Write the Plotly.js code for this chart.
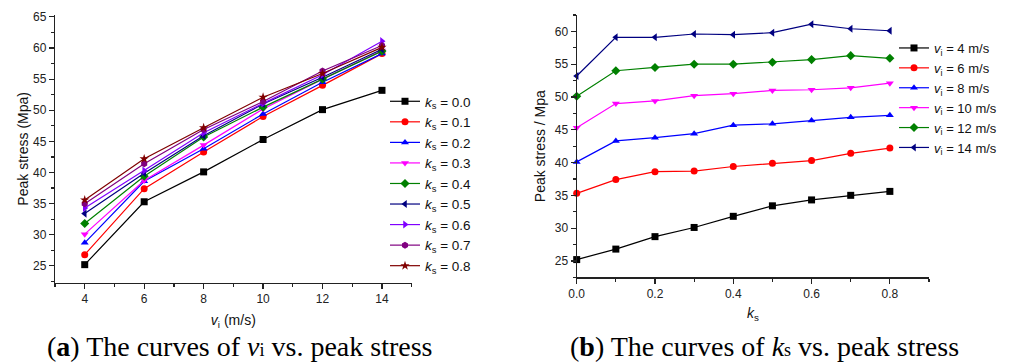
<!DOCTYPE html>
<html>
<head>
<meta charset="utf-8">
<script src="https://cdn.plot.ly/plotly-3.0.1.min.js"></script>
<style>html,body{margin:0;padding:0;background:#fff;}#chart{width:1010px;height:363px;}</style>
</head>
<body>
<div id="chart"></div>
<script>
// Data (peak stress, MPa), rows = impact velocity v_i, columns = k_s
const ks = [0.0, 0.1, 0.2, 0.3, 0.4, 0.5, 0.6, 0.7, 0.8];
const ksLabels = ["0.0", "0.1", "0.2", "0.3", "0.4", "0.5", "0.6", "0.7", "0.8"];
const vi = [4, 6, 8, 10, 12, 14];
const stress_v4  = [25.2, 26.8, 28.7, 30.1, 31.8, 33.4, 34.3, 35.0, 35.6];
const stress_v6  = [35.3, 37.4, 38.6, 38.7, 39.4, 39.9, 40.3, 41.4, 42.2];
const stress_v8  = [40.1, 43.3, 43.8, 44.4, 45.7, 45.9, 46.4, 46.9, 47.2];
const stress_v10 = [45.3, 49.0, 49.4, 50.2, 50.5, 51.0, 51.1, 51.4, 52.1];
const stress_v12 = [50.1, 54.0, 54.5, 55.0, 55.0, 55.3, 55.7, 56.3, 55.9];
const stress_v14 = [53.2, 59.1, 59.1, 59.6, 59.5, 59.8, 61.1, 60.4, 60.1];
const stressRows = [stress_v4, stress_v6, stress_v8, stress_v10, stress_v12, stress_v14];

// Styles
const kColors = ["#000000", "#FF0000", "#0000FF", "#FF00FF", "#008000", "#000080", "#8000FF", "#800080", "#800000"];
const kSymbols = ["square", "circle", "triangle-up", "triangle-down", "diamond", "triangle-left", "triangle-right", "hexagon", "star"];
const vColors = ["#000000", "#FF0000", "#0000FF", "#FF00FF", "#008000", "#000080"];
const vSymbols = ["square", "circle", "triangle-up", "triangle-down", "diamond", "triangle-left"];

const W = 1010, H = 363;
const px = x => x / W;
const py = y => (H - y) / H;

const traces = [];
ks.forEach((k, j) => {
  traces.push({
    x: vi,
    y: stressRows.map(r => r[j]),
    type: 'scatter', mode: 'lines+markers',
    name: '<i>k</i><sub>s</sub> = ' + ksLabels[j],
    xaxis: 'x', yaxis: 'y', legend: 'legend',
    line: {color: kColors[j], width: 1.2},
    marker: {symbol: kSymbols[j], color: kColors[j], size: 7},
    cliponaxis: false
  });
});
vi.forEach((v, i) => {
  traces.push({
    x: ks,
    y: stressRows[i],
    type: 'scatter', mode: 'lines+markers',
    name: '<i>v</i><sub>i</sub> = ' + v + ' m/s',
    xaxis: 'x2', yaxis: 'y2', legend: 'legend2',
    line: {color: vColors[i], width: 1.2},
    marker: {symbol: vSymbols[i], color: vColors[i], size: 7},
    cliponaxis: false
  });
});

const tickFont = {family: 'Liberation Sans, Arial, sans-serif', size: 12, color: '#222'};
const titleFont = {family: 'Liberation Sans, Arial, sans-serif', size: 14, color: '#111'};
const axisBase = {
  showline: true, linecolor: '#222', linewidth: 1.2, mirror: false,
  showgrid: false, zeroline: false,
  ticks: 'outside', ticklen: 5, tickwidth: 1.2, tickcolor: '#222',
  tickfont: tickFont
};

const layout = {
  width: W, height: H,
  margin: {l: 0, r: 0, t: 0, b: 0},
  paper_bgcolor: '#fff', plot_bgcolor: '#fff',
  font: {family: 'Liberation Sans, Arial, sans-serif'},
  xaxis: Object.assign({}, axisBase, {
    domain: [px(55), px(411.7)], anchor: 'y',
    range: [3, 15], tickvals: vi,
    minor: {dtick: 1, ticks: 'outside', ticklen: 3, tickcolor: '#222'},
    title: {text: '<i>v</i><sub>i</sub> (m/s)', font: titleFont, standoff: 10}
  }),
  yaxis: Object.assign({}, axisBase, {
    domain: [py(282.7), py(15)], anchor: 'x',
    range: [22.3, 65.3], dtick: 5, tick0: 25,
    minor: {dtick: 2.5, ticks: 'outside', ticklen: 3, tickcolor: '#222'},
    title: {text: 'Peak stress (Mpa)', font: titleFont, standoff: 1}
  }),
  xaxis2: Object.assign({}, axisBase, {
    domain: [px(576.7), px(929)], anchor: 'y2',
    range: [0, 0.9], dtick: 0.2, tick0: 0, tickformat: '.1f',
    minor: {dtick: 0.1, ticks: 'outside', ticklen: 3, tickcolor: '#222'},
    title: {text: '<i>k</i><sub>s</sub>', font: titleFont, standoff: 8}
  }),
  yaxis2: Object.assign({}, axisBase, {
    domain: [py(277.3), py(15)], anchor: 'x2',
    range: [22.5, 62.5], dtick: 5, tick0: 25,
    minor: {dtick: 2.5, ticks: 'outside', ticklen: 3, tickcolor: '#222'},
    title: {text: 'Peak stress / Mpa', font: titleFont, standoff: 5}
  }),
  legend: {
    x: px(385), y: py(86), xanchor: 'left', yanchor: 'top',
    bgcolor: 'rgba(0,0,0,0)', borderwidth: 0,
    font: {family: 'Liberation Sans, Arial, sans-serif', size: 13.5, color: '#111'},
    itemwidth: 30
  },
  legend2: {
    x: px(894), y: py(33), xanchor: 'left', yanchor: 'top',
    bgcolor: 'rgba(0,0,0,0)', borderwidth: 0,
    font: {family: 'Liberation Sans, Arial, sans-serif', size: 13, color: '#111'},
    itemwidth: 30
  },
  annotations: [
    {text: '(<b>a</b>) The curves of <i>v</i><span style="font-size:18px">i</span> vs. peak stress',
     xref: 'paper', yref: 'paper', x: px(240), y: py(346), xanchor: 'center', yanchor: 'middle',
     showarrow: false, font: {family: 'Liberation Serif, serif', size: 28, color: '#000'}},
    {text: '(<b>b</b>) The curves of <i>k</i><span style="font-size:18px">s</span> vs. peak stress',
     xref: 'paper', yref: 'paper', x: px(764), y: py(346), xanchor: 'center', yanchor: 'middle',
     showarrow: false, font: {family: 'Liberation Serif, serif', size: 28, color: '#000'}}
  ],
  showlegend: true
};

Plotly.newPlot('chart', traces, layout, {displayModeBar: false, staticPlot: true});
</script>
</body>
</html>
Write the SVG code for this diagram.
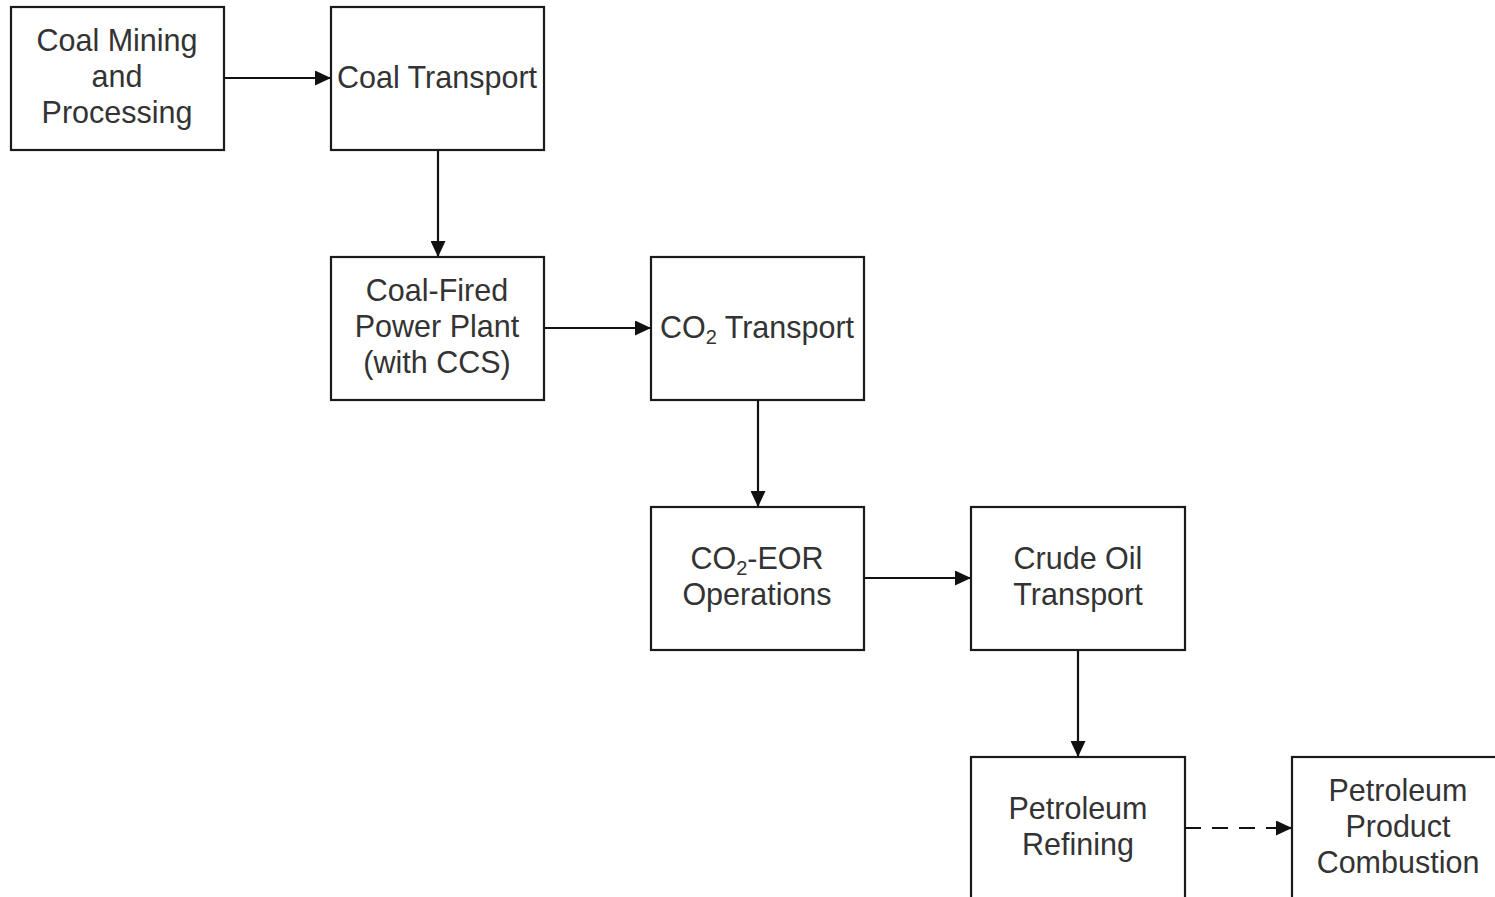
┄┄┄┄┄┄┄┄┄┄
What to do |
Transcribe all the lines above exactly, apart from the pictures.

Output of the exercise |
Write the Plotly.js code for this chart.
<!DOCTYPE html>
<html>
<head>
<meta charset="utf-8">
<script src="https://cdn.plot.ly/plotly-3.0.1.min.js"></script>
<style>html,body{margin:0;padding:0;background:#fff;}#chart{width:1010px;height:363px;}</style>
</head>
<body>
<div id="chart"></div>
<script>
// Data (peak stress, MPa), rows = impact velocity v_i, columns = k_s
const ks = [0.0, 0.1, 0.2, 0.3, 0.4, 0.5, 0.6, 0.7, 0.8];
const ksLabels = ["0.0", "0.1", "0.2", "0.3", "0.4", "0.5", "0.6", "0.7", "0.8"];
const vi = [4, 6, 8, 10, 12, 14];
const stress_v4  = [25.2, 26.8, 28.7, 30.1, 31.8, 33.4, 34.3, 35.0, 35.6];
const stress_v6  = [35.3, 37.4, 38.6, 38.7, 39.4, 39.9, 40.3, 41.4, 42.2];
const stress_v8  = [40.1, 43.3, 43.8, 44.4, 45.7, 45.9, 46.4, 46.9, 47.2];
const stress_v10 = [45.3, 49.0, 49.4, 50.2, 50.5, 51.0, 51.1, 51.4, 52.1];
const stress_v12 = [50.1, 54.0, 54.5, 55.0, 55.0, 55.3, 55.7, 56.3, 55.9];
const stress_v14 = [53.2, 59.1, 59.1, 59.6, 59.5, 59.8, 61.1, 60.4, 60.1];
const stressRows = [stress_v4, stress_v6, stress_v8, stress_v10, stress_v12, stress_v14];

// Styles
const kColors = ["#000000", "#FF0000", "#0000FF", "#FF00FF", "#008000", "#000080", "#8000FF", "#800080", "#800000"];
const kSymbols = ["square", "circle", "triangle-up", "triangle-down", "diamond", "triangle-left", "triangle-right", "hexagon", "star"];
const vColors = ["#000000", "#FF0000", "#0000FF", "#FF00FF", "#008000", "#000080"];
const vSymbols = ["square", "circle", "triangle-up", "triangle-down", "diamond", "triangle-left"];

const W = 1010, H = 363;
const px = x => x / W;
const py = y => (H - y) / H;

const traces = [];
ks.forEach((k, j) => {
  traces.push({
    x: vi,
    y: stressRows.map(r => r[j]),
    type: 'scatter', mode: 'lines+markers',
    name: '<i>k</i><sub>s</sub> = ' + ksLabels[j],
    xaxis: 'x', yaxis: 'y', legend: 'legend',
    line: {color: kColors[j], width: 1.2},
    marker: {symbol: kSymbols[j], color: kColors[j], size: 7},
    cliponaxis: false
  });
});
vi.forEach((v, i) => {
  traces.push({
    x: ks,
    y: stressRows[i],
    type: 'scatter', mode: 'lines+markers',
    name: '<i>v</i><sub>i</sub> = ' + v + ' m/s',
    xaxis: 'x2', yaxis: 'y2', legend: 'legend2',
    line: {color: vColors[i], width: 1.2},
    marker: {symbol: vSymbols[i], color: vColors[i], size: 7},
    cliponaxis: false
  });
});

const tickFont = {family: 'Liberation Sans, Arial, sans-serif', size: 12, color: '#222'};
const titleFont = {family: 'Liberation Sans, Arial, sans-serif', size: 14, color: '#111'};
const axisBase = {
  showline: true, linecolor: '#222', linewidth: 1.2, mirror: false,
  showgrid: false, zeroline: false,
  ticks: 'outside', ticklen: 5, tickwidth: 1.2, tickcolor: '#222',
  tickfont: tickFont
};

const layout = {
  width: W, height: H,
  margin: {l: 0, r: 0, t: 0, b: 0},
  paper_bgcolor: '#fff', plot_bgcolor: '#fff',
  font: {family: 'Liberation Sans, Arial, sans-serif'},
  xaxis: Object.assign({}, axisBase, {
    domain: [px(55), px(411.7)], anchor: 'y',
    range: [3, 15], tickvals: vi,
    minor: {dtick: 1, ticks: 'outside', ticklen: 3, tickcolor: '#222'},
    title: {text: '<i>v</i><sub>i</sub> (m/s)', font: titleFont, standoff: 10}
  }),
  yaxis: Object.assign({}, axisBase, {
    domain: [py(282.7), py(15)], anchor: 'x',
    range: [22.3, 65.3], dtick: 5, tick0: 25,
    minor: {dtick: 2.5, ticks: 'outside', ticklen: 3, tickcolor: '#222'},
    title: {text: 'Peak stress (Mpa)', font: titleFont, standoff: 1}
  }),
  xaxis2: Object.assign({}, axisBase, {
    domain: [px(576.7), px(929)], anchor: 'y2',
    range: [0, 0.9], dtick: 0.2, tick0: 0, tickformat: '.1f',
    minor: {dtick: 0.1, ticks: 'outside', ticklen: 3, tickcolor: '#222'},
    title: {text: '<i>k</i><sub>s</sub>', font: titleFont, standoff: 8}
  }),
  yaxis2: Object.assign({}, axisBase, {
    domain: [py(277.3), py(15)], anchor: 'x2',
    range: [22.5, 62.5], dtick: 5, tick0: 25,
    minor: {dtick: 2.5, ticks: 'outside', ticklen: 3, tickcolor: '#222'},
    title: {text: 'Peak stress / Mpa', font: titleFont, standoff: 5}
  }),
  legend: {
    x: px(385), y: py(86), xanchor: 'left', yanchor: 'top',
    bgcolor: 'rgba(0,0,0,0)', borderwidth: 0,
    font: {family: 'Liberation Sans, Arial, sans-serif', size: 13.5, color: '#111'},
    itemwidth: 30
  },
  legend2: {
    x: px(894), y: py(33), xanchor: 'left', yanchor: 'top',
    bgcolor: 'rgba(0,0,0,0)', borderwidth: 0,
    font: {family: 'Liberation Sans, Arial, sans-serif', size: 13, color: '#111'},
    itemwidth: 30
  },
  annotations: [
    {text: '(<b>a</b>) The curves of <i>v</i><span style="font-size:18px">i</span> vs. peak stress',
     xref: 'paper', yref: 'paper', x: px(240), y: py(346), xanchor: 'center', yanchor: 'middle',
     showarrow: false, font: {family: 'Liberation Serif, serif', size: 28, color: '#000'}},
    {text: '(<b>b</b>) The curves of <i>k</i><span style="font-size:18px">s</span> vs. peak stress',
     xref: 'paper', yref: 'paper', x: px(764), y: py(346), xanchor: 'center', yanchor: 'middle',
     showarrow: false, font: {family: 'Liberation Serif, serif', size: 28, color: '#000'}}
  ],
  showlegend: true
};

Plotly.newPlot('chart', traces, layout, {displayModeBar: false, staticPlot: true});
</script>
</body>
</html>
Write the SVG code for this diagram.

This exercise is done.